Aim of the task
Reproduce, character for character, the lines below from the first through the one with "VMAX = 300000.0". Leave pictures out.
== Data excerpt ==
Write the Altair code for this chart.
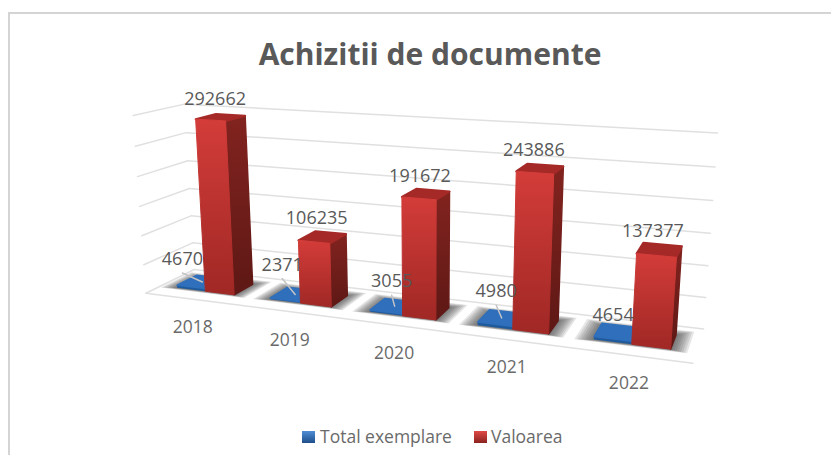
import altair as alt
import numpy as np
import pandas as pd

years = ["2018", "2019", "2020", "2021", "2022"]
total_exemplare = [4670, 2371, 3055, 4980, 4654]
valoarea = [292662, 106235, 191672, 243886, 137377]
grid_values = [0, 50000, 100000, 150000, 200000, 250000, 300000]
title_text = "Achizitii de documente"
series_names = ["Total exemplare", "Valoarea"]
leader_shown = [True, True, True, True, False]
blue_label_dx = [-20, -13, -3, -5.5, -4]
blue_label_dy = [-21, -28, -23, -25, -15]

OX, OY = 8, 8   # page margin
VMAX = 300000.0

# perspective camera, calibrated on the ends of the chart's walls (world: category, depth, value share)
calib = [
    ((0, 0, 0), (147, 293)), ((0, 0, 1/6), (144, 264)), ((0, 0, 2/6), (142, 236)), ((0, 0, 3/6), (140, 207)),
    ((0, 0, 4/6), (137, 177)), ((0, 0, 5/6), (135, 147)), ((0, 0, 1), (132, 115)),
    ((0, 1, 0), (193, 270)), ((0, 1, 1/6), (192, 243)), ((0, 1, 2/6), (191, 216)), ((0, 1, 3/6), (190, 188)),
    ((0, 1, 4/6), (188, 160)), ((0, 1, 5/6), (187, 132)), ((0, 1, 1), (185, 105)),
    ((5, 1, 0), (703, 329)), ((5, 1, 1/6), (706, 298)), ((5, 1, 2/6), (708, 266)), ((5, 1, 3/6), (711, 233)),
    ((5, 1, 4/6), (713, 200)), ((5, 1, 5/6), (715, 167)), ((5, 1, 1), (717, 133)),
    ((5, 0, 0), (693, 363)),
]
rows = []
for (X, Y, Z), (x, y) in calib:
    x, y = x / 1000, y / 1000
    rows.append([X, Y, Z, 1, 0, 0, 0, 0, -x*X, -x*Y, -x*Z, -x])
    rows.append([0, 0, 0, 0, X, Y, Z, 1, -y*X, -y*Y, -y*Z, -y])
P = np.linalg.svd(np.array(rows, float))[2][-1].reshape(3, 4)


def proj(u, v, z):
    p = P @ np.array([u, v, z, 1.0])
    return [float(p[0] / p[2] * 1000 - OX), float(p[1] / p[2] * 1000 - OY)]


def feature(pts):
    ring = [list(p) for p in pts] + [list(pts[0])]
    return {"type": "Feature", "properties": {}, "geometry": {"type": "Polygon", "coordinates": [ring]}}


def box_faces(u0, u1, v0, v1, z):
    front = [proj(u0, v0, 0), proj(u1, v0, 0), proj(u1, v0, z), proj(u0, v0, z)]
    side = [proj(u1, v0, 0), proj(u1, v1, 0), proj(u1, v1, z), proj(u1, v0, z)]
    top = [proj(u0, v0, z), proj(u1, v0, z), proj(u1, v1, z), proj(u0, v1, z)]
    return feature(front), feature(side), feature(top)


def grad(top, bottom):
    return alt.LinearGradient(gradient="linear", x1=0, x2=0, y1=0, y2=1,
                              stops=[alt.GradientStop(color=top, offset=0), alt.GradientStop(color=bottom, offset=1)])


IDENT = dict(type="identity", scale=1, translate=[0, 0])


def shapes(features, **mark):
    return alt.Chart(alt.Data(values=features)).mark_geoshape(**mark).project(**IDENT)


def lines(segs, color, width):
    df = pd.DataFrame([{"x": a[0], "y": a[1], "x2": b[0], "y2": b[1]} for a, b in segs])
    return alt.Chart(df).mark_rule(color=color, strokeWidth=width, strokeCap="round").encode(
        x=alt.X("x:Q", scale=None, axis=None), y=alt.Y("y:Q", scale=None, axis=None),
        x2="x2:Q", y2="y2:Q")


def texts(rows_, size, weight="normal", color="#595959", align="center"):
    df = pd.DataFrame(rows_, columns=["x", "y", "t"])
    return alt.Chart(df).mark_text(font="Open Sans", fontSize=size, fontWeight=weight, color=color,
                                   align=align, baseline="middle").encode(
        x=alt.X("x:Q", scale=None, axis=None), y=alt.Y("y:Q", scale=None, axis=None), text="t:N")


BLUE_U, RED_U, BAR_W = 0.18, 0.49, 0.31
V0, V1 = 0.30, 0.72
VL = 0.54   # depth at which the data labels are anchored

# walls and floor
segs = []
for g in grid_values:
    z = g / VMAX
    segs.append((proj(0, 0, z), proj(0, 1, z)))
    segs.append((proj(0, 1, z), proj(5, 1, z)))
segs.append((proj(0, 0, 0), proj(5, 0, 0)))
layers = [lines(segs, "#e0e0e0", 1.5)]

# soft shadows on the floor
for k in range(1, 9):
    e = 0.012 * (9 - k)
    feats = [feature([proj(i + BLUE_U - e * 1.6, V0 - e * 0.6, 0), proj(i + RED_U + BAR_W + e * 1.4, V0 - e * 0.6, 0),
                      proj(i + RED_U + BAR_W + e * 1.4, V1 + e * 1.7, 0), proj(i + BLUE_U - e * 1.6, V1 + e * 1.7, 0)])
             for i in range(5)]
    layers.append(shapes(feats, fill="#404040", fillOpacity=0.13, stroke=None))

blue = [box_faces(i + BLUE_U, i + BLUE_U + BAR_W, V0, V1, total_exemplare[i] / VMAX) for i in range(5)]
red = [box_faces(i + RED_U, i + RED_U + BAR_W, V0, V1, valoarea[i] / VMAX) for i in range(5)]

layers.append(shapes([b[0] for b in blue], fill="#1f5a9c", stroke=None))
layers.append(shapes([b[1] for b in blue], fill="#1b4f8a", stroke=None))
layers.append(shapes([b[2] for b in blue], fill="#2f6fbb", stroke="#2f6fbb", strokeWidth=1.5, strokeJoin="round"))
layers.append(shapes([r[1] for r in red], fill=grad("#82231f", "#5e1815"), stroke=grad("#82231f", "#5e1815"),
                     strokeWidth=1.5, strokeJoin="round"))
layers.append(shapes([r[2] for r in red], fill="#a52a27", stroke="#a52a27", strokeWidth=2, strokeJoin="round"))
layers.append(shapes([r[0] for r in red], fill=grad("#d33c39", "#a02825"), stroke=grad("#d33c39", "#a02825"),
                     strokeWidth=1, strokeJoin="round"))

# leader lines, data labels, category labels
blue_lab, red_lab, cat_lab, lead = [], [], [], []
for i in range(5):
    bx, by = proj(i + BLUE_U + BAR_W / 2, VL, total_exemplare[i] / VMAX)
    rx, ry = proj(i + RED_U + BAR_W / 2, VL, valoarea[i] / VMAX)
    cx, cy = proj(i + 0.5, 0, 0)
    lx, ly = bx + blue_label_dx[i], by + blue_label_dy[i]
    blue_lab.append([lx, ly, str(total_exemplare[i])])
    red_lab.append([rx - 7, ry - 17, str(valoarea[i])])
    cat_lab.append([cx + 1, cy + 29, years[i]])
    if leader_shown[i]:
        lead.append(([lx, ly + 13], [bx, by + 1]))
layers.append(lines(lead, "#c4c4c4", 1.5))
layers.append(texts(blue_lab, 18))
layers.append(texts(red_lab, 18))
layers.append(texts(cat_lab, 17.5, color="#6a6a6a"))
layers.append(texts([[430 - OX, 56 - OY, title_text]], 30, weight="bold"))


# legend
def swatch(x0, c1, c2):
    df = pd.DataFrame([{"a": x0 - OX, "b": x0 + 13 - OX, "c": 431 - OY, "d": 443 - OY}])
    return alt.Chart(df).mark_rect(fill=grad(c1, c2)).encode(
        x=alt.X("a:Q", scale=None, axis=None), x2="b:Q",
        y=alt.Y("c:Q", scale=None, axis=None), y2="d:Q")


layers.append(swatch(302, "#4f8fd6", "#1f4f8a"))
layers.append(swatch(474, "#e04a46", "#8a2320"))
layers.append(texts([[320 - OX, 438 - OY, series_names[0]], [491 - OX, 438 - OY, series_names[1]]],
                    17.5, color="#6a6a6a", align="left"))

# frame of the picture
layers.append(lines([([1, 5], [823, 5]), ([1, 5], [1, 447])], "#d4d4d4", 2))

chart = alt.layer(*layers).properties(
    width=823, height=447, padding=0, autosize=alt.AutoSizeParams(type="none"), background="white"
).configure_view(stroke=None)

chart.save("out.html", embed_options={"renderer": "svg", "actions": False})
===
Response
Write the Altair code for this chart.
import altair as alt
import numpy as np
import pandas as pd

years = ["2018", "2019", "2020", "2021", "2022"]
total_exemplare = [4670, 2371, 3055, 4980, 4654]
valoarea = [292662, 106235, 191672, 243886, 137377]
grid_values = [0, 50000, 100000, 150000, 200000, 250000, 300000]
title_text = "Achizitii de documente"
series_names = ["Total exemplare", "Valoarea"]
leader_shown = [True, True, True, True, False]
blue_label_dx = [-20, -13, -3, -5.5, -4]
blue_label_dy = [-21, -28, -23, -25, -15]

OX, OY = 8, 8   # page margin
VMAX = 300000.0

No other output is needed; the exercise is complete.